The second bill, the protecting elector participation bill, will amend the Commonwealth Electoral Act to provide for direct enrolment and reinstatement to the electoral roll of certain persons casting declaration votes. This protecting elector participation bill implements the government's legislative response to recommendations 1 and 24 of the JSCEM report on the 2010 federal election. The proposed bill will amend the Electoral Act to allow the Electoral Commissioner to use accurate and timely information, received from reliable sources, to enrol an eligible person without the person submitting a claim for enrolment. Direct enrolment will assist in meeting the urgent need to arrest the decline in enrolment rates across Australia. It is a measure that is in place in many state jurisdictions of Australia and works very well.

The amendments will provide that, where a declaration voter who is entitled to vote has been omitted from the electoral roll, and the omission was due to an error or mistake of fact, his or her vote may progress to further scrutiny in certain circumstances. The bill will also amend the Electoral Act to provide that the Electoral Commissioner may enrol a person who meets certain criteria. Reinstatement to the electoral roll and the admission of votes to scrutiny will assist in ensuring that the votes of otherwise eligible electors are counted.

Amendments in both these bills are needed as soon as practicable to ensure that the measures are implemented to deliver an accurate electoral roll before the next federal election.
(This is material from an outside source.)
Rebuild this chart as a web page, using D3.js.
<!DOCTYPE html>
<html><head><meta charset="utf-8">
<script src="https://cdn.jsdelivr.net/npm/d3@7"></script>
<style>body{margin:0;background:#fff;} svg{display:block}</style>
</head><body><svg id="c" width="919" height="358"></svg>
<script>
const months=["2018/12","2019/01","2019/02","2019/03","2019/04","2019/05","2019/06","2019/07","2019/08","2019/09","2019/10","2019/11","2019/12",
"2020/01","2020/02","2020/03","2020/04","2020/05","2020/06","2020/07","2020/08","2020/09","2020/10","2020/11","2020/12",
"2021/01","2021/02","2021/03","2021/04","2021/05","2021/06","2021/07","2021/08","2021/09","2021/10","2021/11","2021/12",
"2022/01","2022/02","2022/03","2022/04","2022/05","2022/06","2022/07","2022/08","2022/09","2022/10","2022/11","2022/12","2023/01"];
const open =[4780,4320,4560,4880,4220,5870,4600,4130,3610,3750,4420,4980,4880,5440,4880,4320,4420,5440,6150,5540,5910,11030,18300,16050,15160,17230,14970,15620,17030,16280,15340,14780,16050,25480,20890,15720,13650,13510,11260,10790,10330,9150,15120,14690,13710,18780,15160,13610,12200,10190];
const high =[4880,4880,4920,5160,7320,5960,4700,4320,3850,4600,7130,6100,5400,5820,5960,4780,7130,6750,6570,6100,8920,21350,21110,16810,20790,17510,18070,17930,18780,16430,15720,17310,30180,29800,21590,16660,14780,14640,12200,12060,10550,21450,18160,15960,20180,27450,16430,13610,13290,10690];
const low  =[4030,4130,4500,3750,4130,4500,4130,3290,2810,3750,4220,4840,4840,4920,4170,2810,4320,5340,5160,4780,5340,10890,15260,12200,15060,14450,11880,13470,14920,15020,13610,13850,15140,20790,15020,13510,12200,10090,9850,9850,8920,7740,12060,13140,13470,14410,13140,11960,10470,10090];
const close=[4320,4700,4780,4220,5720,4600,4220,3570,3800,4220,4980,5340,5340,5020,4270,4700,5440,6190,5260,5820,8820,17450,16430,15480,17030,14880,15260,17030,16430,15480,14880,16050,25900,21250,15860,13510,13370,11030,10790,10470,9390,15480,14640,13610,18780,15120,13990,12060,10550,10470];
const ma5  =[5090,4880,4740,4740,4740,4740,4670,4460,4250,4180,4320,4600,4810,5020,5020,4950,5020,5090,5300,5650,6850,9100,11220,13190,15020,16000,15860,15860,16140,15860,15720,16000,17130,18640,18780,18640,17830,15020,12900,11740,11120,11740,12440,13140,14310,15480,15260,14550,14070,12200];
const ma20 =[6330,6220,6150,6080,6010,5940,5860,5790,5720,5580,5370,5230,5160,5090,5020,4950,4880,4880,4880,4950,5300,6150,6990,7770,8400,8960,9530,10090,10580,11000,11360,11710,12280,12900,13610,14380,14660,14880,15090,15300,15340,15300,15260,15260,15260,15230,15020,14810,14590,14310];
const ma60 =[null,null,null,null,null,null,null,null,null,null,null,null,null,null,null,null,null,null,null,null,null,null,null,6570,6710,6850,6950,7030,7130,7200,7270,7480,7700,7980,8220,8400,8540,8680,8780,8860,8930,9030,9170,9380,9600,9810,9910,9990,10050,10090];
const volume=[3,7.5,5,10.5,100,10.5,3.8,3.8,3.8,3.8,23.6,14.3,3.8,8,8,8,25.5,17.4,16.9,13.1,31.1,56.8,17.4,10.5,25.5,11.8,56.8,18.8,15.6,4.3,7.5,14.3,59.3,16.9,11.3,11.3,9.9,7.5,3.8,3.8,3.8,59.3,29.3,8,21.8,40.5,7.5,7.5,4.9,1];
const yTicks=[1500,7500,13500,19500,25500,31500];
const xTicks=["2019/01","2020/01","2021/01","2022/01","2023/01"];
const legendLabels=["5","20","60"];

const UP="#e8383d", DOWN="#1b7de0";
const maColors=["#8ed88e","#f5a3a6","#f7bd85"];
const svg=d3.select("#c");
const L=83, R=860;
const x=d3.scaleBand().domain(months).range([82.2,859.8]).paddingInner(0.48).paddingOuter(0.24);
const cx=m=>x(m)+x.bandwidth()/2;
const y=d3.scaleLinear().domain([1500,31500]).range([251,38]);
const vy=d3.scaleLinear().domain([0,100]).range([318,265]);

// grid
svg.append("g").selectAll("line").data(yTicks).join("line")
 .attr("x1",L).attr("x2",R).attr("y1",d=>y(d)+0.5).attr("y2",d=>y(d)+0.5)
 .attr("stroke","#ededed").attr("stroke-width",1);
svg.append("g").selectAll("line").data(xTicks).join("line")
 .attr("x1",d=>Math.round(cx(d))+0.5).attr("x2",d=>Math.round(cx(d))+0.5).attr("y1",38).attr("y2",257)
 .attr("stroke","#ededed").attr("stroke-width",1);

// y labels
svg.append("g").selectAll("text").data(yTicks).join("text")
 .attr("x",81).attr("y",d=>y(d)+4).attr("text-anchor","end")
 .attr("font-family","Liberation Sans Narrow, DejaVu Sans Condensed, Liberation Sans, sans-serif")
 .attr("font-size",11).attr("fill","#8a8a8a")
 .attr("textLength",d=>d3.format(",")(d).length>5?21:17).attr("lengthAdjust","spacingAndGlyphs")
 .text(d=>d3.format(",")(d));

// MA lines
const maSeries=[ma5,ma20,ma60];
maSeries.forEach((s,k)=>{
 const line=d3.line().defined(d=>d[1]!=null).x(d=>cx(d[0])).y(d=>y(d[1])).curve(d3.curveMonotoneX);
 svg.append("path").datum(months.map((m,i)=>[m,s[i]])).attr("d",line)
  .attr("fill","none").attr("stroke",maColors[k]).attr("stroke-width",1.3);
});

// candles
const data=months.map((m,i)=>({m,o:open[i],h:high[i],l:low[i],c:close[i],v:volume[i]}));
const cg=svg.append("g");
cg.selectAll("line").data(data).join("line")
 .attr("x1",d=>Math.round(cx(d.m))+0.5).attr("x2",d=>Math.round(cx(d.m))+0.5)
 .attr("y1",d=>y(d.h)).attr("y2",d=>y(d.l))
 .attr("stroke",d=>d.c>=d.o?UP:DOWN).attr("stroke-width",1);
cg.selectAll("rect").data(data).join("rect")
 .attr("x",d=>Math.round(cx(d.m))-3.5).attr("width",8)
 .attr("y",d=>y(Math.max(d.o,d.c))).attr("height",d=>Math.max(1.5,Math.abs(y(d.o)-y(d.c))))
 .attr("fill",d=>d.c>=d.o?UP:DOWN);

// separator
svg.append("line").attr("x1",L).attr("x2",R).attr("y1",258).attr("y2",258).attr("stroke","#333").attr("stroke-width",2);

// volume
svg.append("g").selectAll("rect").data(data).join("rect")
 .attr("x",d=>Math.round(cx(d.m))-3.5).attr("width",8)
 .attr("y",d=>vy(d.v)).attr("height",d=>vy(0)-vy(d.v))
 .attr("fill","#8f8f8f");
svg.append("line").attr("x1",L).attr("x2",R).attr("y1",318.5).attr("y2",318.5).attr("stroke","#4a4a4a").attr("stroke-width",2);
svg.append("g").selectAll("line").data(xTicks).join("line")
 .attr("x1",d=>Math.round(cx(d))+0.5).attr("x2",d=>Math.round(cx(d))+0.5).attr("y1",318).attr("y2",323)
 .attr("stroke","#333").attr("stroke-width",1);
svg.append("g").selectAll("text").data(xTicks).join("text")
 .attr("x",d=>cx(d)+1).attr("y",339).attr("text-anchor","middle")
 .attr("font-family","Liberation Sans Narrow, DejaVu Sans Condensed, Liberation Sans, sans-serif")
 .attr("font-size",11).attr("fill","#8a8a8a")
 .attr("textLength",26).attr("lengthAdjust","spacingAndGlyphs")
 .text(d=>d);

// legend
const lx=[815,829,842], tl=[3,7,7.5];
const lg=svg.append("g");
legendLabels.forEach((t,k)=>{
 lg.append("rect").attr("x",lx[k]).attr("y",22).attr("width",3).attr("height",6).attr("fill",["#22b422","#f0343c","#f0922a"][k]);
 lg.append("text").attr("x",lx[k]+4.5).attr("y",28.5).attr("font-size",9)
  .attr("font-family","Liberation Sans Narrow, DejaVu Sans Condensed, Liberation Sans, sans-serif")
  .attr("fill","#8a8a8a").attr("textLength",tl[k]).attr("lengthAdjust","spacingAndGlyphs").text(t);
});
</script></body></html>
Australia has a tradition of inclusive entitlement to the voting franchise; it is what distinguishes us from many other countries around the world. It is why we have a healthy and robust democracy. It is something that all Australians should be very proud of. This inclusive franchise has been a feature of federal elections throughout our history as a nation. The bill before the House today strengthens that franchise. For these reasons and all the reasons adumbrated by those on this side of the House, I commend the legislation.